All of this leads to a very interesting question: for how long does a researcher need to retain their original data after the corresponding article is published?
The article in question would put that time at at least 6 years, but it’s not always clear what the ideal number should be. Even when you can find explicit retention policies, you’ll likely find different time durations in each policy. The many examples below illustrate how varied data retention policies are.
Data Retention Policies
One source for retention policies is universities, which are perhaps the most heterogeneous retention policy type. For example, the University of Kentucky expects their researchers to keep data “for a period of five years after publication or submission of the final report […], whichever is longer” (source), while Northwestern University data “must be retained for a minimum of three years after the financial report for the project period has been submitted” (source). These university policies really run the gamut.
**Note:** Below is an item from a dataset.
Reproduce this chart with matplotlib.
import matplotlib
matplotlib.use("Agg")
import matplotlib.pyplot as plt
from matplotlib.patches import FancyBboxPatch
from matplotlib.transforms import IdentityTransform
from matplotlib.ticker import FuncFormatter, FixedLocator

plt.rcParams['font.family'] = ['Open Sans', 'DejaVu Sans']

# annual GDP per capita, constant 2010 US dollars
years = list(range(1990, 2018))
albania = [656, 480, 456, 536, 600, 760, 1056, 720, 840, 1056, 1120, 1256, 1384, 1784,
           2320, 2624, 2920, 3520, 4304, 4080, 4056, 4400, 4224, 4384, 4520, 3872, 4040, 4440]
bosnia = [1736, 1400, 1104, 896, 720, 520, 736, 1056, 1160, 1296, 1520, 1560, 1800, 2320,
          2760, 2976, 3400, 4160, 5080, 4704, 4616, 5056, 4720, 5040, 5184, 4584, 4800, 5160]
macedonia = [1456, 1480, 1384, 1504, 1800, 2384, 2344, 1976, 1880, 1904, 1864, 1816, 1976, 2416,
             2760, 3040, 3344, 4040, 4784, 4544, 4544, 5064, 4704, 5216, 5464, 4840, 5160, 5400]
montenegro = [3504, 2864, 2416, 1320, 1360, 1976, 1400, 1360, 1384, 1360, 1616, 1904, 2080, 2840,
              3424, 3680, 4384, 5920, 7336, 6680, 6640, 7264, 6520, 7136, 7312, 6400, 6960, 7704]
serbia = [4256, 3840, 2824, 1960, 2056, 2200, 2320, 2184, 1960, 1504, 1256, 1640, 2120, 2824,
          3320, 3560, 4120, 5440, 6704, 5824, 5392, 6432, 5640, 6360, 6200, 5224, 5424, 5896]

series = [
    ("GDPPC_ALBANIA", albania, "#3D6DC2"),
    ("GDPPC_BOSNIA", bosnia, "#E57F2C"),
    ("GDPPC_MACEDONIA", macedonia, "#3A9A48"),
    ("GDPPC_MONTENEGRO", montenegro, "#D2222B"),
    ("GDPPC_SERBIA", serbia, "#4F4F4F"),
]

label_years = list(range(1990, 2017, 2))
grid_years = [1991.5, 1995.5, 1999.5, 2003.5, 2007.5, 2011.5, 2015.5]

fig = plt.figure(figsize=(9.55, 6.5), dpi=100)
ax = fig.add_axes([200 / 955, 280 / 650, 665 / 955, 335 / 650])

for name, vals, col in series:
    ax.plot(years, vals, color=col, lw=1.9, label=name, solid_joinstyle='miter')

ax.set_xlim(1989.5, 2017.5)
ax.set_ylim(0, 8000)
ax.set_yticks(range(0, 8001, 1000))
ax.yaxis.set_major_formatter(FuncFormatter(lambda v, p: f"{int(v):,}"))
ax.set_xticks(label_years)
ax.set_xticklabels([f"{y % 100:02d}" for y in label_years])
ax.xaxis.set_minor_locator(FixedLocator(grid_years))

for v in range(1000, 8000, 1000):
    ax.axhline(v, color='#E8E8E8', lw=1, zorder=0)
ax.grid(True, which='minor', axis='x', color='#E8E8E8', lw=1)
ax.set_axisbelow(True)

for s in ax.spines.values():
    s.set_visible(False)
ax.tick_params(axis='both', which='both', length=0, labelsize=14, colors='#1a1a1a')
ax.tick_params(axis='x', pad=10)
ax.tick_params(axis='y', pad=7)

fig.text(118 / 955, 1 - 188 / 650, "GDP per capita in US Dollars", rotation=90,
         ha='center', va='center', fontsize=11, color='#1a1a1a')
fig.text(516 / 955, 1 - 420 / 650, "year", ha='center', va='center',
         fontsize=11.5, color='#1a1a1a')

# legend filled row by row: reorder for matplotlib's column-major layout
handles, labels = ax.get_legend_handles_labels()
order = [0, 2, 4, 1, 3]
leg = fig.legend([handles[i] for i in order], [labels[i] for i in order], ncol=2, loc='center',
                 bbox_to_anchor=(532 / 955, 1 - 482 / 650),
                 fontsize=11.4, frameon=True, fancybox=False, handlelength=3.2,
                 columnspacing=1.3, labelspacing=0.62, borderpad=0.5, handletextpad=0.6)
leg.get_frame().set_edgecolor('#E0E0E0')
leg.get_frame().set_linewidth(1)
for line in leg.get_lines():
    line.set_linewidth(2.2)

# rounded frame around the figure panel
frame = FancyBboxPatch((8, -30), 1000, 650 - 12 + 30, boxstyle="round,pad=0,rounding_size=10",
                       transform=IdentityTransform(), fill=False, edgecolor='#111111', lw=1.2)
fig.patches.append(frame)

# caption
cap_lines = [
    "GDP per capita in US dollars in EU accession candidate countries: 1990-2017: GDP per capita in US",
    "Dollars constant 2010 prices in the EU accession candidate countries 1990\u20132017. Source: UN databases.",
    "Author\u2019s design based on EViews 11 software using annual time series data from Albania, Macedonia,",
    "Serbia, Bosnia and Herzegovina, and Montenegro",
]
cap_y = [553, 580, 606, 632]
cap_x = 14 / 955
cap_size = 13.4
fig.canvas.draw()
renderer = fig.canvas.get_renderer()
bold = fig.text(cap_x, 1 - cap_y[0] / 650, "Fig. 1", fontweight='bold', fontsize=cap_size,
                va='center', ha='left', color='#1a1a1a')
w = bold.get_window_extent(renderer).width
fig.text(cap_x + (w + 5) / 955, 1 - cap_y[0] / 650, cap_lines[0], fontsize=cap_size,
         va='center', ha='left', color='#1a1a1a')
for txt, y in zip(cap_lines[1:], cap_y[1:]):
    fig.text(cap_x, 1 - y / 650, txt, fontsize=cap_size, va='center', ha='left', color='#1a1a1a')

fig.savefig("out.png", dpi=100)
I’ve seen universities that mandate data retention for at least 7 years, universities have no research data policies at all, and universities that do not provide a clear retention time even though they have other data policies.
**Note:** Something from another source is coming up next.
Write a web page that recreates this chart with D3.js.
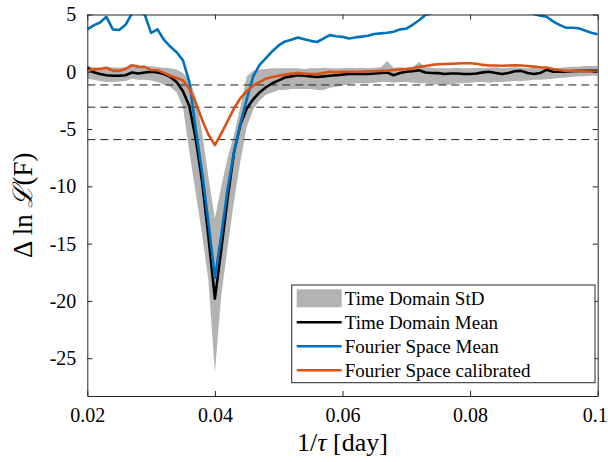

Funders are another source for data retention policies. The Engineering directorate of the NSF states that the mandated retention time “is three years after conclusion of the award or three years after public release, whichever is later” (pdf source). NIH also expects its fundees to keep records for at least three years after the final grant report is submitted (source). Outside the US, many UK funders have required retention times of at least 10 years (pdf source) and the Australian Code for the Responsible Conduct of Research stipulates a general data retention time of 5 years, which increases to 15 years for clinical data (pdf source).
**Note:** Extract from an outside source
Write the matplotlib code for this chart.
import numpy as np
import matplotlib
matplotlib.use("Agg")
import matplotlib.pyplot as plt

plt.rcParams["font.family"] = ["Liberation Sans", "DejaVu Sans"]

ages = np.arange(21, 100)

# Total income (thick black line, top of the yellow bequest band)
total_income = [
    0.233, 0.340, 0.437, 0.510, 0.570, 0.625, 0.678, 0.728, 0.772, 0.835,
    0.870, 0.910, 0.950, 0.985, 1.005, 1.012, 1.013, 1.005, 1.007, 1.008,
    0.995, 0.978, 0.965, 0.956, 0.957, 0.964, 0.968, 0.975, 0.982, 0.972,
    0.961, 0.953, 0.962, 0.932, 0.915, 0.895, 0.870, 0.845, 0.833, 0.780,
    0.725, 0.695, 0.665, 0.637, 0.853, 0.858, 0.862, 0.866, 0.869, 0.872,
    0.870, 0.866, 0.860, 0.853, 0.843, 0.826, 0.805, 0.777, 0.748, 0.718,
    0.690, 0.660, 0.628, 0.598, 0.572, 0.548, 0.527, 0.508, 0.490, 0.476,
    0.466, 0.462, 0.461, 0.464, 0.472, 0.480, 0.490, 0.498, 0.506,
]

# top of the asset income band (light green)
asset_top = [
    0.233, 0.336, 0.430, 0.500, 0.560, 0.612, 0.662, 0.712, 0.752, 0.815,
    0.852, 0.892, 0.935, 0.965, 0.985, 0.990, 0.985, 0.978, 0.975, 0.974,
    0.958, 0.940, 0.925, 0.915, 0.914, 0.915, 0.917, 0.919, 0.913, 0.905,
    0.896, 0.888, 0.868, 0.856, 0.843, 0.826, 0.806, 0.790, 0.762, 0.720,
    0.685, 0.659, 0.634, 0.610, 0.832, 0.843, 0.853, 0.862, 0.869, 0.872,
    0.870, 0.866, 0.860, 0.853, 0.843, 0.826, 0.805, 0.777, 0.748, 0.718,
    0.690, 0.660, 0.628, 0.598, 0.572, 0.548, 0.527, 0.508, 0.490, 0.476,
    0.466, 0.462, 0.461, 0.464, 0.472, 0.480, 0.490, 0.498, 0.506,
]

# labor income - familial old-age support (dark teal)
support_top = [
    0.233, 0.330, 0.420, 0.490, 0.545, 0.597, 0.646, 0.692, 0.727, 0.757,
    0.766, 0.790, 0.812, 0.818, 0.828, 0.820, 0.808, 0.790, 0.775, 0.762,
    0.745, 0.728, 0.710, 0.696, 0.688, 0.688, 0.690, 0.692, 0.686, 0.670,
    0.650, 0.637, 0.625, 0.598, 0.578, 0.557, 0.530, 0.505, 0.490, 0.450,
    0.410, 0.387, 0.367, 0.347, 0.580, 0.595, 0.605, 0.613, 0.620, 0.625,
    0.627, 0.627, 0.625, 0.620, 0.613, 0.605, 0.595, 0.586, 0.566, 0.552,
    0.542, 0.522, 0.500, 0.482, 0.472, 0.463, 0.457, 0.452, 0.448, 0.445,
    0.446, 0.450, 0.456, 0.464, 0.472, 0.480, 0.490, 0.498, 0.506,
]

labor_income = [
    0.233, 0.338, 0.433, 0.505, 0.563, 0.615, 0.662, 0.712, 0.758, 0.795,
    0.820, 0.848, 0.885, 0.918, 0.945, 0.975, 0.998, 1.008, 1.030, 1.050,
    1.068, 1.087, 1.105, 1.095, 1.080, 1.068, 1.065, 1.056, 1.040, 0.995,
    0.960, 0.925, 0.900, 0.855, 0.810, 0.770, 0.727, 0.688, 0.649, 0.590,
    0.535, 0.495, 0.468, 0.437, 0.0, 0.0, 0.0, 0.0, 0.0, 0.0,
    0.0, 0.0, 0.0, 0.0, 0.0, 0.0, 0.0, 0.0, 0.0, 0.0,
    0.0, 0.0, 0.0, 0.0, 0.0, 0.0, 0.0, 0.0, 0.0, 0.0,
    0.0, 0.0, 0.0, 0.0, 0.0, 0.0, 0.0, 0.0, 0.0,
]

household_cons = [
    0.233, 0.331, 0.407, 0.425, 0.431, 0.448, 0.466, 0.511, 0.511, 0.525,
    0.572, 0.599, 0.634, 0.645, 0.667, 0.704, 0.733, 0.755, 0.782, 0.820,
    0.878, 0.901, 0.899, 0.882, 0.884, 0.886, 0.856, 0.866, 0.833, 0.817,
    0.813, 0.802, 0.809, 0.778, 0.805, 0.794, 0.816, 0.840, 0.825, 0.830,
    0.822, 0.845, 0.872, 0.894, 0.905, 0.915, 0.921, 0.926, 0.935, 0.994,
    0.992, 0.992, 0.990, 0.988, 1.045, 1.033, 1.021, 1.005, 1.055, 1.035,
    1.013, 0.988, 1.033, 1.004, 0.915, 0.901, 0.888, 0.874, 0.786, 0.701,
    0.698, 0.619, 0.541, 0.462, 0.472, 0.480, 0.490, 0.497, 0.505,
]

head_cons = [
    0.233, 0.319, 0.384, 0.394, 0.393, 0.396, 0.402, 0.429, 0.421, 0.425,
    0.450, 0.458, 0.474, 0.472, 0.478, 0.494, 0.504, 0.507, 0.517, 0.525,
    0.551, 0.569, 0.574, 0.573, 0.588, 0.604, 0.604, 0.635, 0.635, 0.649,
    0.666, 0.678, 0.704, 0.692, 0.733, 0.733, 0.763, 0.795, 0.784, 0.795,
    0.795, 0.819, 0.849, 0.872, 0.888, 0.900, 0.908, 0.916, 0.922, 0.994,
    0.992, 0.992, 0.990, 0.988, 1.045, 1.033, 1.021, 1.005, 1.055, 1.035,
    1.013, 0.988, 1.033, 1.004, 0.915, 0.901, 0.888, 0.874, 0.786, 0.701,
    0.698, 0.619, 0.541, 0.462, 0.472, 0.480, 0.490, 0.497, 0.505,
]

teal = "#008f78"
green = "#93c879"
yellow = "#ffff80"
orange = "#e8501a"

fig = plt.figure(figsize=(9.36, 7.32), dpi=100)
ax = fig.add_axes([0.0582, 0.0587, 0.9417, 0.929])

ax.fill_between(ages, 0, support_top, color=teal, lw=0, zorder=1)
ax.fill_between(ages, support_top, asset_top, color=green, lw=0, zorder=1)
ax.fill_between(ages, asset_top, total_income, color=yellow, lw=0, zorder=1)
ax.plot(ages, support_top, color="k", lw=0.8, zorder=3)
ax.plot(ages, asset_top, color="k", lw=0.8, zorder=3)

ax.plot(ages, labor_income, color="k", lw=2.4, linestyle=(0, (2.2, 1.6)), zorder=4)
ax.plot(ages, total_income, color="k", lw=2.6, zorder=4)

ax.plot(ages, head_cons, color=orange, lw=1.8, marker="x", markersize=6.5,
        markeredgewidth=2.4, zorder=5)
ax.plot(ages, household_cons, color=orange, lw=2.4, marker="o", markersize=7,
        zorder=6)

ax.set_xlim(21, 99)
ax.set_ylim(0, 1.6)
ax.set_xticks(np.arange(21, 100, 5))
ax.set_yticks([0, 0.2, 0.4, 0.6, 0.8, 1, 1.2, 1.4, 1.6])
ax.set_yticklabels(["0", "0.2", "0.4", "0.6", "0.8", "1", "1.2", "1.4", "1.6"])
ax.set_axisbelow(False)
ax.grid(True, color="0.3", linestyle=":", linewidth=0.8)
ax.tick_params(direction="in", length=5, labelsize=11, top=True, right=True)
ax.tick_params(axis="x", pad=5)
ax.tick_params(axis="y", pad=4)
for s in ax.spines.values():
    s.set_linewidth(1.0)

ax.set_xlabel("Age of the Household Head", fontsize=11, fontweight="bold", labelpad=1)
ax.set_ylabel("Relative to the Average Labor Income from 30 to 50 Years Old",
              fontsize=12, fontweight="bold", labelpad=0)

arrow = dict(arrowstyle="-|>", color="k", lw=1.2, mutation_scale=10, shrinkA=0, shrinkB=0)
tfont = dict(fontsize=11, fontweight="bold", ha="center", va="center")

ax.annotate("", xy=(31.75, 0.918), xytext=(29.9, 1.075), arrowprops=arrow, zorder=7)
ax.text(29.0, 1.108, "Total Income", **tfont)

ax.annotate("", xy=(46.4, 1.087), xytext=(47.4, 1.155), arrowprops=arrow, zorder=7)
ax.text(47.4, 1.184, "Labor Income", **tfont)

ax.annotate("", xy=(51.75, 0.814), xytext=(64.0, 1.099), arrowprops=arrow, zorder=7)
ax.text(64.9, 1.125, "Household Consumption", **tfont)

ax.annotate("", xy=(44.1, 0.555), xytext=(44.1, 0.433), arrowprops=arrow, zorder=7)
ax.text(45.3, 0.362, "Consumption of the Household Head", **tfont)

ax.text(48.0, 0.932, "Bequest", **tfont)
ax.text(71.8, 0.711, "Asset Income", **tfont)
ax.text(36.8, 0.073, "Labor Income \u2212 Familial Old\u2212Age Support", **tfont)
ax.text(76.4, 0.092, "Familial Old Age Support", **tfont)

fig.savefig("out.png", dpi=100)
Finally, several US government groups have policies on research data retention. The OMB circular A-110 from the White House states that data “shall be retained for a period of three years from the date of submission of the final expenditure report” (source). The Office of Research Integrity (ORI) states that three years is a commonly cited number, but it’s often not that simple (source). Case in point, a recent ORI investigation apparently set a 6-year limit on addressing research misconduct (source), meaning that you should really keep your data around for at least 6 years post-publication.
In some sense, journals have the ultimate power in the data retention issue because, even if your funder states a retention time of three years, the journal may expect you to produce the data 6 or more years post-publication or risk retraction. So even though the majority of journals do not have explicit data retention policies, they’re the entity setting the retention duration by asking you to prove the original data many years post-publication. This means that you should err on the side of longer retention times.
Some Final Thoughts
What conclusions can we draw from this mess of numbers? First, if you are conducting federally funded research in the US, you must keep data for three years after the completion of the grant at the absolute minimum. In practice, you should keep your data for longer.
Based on the highlighted retraction and the policies described above, I would say that the minimum time you need to keep your data around is currently somewhere between 6 and 10 years post-publication. This may change in the future. I will also note that any data being used in misconduct investigations or ligation (as for patents, etc.) should be retained for a longer period of time.
I would love to put a definite number on data retention, but there is obviously no easy answer. What is clear is that keeping your data on hand can help dispel charges of scientific misconduct and will satisfy requirements from your funder/university/etc. Plus, you never know when you will need to use a piece of old research data for a current project.
As the value of data continues to increase and data sharing becomes more prevalent, I suspect that long-term retention of digital data will just become a normal part of the research process. Until then, you should keep your research data on hand for a good long time.